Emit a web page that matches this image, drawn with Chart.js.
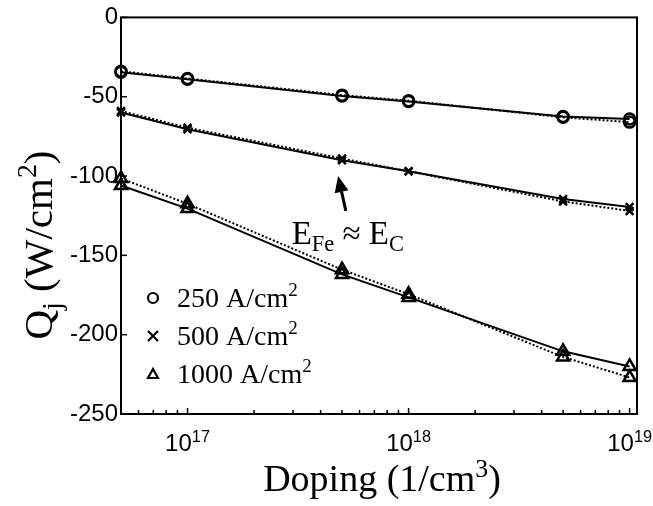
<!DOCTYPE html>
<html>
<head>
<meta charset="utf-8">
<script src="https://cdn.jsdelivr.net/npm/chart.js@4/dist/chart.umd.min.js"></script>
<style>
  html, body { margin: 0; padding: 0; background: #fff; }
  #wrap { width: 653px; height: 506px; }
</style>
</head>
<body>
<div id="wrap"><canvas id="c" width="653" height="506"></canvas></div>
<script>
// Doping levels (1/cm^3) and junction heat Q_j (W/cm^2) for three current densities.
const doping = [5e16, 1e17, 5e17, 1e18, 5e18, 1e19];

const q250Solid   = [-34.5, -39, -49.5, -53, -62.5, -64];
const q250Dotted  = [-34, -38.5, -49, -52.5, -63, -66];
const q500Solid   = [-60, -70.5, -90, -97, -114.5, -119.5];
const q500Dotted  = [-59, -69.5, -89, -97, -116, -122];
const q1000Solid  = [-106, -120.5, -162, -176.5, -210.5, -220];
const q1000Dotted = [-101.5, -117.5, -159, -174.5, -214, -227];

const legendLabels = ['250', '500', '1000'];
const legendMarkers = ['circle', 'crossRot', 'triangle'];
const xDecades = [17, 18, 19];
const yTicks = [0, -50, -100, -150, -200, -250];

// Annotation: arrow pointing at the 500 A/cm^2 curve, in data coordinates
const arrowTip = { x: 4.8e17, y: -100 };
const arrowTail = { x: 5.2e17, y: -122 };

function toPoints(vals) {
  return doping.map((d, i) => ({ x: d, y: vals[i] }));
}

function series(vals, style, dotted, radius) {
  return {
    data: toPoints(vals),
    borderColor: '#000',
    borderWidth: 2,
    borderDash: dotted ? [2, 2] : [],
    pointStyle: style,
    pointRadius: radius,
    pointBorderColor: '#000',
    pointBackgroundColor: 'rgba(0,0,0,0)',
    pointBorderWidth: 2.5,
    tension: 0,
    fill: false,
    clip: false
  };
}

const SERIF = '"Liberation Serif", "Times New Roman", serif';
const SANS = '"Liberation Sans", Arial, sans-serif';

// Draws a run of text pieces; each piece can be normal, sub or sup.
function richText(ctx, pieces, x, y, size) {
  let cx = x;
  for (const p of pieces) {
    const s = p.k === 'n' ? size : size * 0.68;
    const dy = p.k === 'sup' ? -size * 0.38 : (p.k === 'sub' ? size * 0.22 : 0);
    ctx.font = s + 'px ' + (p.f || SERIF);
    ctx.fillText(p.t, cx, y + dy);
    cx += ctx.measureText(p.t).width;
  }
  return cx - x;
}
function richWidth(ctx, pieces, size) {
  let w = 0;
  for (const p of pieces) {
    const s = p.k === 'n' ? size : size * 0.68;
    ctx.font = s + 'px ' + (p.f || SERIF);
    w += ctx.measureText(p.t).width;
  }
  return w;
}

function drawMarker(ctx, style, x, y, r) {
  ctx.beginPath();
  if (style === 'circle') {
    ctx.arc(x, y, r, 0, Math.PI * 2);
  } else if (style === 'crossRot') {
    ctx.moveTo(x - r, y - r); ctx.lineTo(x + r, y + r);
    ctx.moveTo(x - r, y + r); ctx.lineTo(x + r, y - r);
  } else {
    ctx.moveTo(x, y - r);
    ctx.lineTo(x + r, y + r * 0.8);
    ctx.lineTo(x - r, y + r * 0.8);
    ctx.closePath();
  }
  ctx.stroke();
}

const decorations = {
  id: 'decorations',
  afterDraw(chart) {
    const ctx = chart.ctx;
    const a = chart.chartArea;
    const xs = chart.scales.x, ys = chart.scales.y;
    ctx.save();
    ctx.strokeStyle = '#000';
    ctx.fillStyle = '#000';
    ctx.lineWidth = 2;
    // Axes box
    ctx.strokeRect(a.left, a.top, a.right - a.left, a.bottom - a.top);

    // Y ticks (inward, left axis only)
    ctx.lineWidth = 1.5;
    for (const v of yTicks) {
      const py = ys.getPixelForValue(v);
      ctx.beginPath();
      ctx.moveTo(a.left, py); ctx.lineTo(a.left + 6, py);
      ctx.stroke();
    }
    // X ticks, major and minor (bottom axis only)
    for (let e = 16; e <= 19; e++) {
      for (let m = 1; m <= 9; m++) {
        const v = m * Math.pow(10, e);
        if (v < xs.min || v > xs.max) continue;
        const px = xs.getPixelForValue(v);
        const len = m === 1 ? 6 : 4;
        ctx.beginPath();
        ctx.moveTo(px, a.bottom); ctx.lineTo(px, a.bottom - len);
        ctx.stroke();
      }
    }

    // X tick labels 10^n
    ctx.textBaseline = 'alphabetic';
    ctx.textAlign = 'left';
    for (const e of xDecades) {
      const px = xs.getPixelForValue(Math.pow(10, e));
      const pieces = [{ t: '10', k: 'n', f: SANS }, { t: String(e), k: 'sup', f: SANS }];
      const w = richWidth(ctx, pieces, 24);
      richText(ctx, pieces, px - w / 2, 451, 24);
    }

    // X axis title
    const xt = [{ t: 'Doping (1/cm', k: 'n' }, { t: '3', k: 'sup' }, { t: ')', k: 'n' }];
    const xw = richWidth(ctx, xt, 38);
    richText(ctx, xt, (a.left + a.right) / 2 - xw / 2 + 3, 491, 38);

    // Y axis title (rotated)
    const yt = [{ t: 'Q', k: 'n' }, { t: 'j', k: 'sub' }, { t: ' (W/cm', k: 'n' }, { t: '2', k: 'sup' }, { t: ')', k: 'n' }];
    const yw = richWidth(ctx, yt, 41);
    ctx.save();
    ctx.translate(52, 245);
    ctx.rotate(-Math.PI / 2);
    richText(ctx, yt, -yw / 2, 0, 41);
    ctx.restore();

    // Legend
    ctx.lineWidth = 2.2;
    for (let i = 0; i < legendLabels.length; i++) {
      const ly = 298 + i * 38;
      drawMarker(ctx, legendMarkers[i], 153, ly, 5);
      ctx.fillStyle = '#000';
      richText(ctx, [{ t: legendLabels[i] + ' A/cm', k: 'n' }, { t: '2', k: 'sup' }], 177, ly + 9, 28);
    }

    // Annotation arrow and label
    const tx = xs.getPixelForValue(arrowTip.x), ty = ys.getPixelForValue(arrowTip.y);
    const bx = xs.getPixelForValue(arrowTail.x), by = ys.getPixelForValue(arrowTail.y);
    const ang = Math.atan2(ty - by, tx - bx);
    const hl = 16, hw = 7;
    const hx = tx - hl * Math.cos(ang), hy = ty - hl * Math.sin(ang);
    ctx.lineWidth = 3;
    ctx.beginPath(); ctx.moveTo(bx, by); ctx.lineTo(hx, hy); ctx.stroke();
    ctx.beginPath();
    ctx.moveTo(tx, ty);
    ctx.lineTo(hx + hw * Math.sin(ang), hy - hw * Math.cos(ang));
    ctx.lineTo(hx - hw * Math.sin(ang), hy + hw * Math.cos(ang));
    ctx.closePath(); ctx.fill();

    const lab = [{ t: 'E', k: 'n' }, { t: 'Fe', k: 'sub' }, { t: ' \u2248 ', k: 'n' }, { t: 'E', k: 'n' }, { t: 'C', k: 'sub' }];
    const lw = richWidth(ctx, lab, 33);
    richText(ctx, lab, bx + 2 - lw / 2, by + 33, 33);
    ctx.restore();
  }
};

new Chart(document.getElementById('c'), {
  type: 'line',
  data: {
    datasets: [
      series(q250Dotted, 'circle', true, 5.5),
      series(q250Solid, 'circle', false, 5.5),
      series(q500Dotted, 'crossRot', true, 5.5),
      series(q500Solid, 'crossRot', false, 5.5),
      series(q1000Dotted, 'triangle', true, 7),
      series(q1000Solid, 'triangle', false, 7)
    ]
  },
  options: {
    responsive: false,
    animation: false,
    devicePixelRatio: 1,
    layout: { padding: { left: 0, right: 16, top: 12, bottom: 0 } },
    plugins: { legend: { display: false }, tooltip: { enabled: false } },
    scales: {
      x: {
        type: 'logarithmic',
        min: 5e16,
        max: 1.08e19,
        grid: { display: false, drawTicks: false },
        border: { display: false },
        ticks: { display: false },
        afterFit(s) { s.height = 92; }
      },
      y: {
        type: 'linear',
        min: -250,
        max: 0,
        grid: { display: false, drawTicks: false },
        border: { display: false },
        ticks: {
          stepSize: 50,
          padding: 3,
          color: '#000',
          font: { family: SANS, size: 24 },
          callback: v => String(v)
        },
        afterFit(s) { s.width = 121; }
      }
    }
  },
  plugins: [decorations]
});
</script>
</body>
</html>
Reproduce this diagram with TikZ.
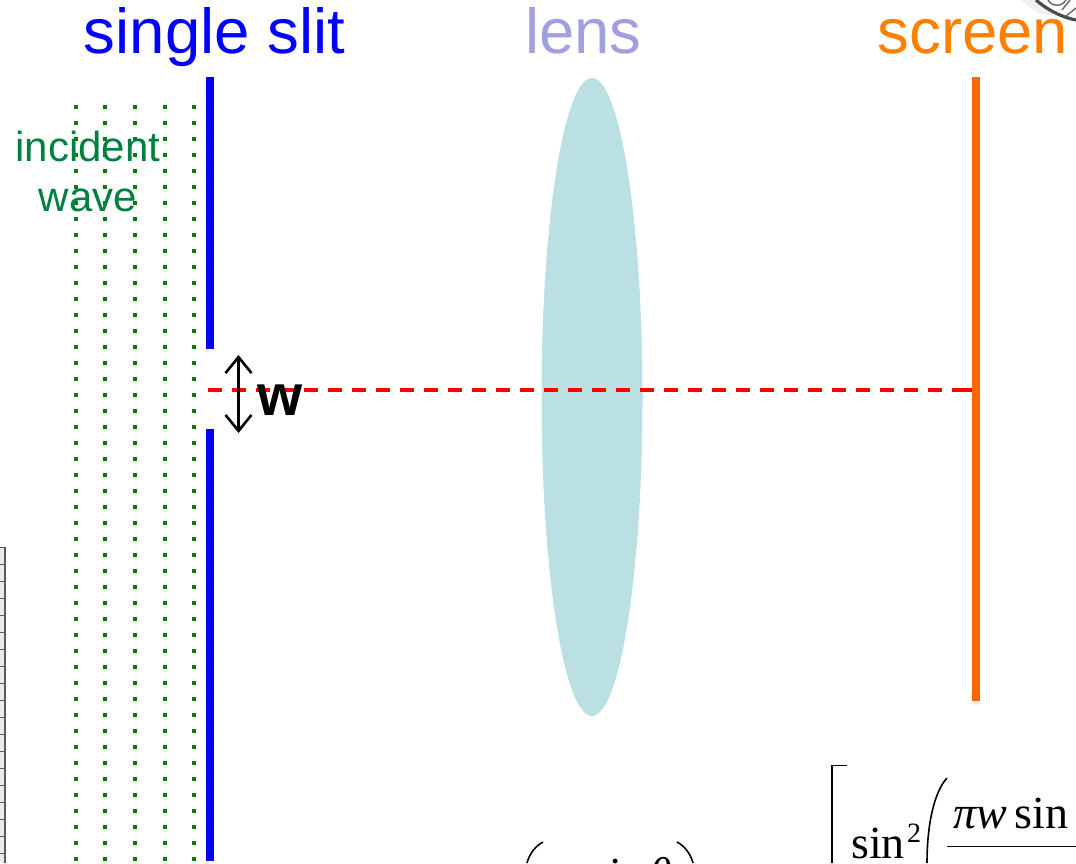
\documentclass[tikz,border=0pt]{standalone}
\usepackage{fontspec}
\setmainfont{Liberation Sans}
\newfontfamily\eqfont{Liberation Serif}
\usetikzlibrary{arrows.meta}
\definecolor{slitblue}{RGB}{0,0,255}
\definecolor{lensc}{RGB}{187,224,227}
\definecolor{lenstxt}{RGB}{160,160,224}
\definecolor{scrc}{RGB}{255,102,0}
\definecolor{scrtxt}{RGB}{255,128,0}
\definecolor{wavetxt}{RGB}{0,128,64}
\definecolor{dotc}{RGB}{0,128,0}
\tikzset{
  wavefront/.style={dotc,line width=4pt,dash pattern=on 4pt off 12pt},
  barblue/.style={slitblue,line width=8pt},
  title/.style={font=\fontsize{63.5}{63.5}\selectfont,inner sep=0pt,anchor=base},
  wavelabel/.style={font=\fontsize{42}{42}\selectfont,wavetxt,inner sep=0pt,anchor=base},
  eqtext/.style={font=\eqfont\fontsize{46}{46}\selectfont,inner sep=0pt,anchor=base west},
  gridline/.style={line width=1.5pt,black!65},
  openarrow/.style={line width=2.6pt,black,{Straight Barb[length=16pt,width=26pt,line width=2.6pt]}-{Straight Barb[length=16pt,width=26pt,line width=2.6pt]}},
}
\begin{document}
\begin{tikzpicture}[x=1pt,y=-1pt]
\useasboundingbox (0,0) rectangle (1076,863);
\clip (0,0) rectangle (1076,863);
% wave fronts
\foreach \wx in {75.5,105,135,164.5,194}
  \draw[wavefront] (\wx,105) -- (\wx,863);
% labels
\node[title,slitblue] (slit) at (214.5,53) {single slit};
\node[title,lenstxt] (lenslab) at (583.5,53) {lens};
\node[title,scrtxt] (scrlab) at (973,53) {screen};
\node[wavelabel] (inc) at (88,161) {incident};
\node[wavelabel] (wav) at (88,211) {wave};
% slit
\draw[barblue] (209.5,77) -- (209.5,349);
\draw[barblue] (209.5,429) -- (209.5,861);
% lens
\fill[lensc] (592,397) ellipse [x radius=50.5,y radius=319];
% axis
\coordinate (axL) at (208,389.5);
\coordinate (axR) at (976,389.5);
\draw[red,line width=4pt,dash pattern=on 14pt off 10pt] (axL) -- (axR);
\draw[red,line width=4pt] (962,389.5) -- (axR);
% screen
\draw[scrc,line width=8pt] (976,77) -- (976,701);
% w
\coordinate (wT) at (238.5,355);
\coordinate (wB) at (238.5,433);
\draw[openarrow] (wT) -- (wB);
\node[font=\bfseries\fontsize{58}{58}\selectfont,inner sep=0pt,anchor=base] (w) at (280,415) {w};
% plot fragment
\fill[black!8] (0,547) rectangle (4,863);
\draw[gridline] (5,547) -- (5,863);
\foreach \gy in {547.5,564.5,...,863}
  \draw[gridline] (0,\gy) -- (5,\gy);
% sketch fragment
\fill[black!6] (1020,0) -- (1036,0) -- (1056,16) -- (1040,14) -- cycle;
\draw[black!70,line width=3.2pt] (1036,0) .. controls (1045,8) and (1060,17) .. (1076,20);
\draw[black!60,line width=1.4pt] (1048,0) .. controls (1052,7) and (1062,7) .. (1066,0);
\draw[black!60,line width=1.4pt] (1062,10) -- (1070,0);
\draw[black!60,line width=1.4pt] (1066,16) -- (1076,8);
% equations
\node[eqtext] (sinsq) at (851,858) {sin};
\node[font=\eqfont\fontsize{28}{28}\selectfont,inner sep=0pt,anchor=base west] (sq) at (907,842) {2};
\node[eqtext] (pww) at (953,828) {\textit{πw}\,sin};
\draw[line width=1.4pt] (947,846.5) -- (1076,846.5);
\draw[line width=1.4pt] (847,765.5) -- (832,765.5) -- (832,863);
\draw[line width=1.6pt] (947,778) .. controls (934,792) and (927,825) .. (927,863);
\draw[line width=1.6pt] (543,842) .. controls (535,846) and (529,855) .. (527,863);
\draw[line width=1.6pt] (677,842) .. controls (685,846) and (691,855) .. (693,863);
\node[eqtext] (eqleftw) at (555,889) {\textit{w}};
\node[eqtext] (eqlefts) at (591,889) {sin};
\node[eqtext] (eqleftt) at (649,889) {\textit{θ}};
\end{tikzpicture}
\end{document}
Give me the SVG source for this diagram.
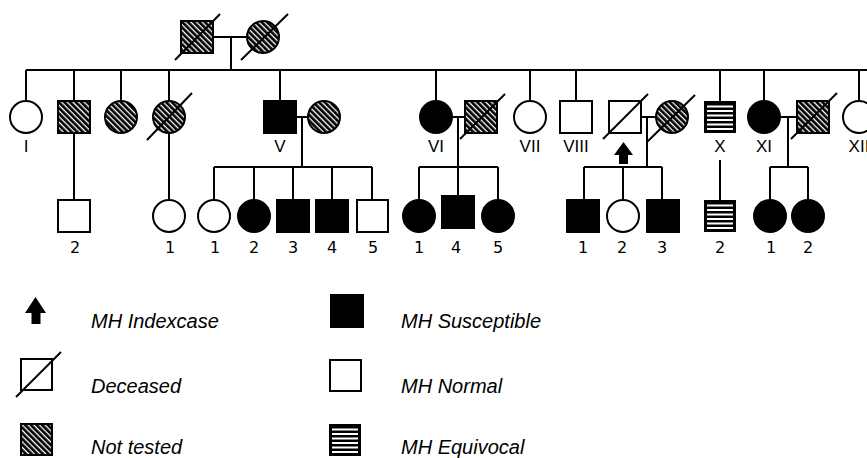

> WHAT NEEDS TO BE DONE
In the entries above, count every line containing the word "this". Write only the total.

> WORKED ANSWER
3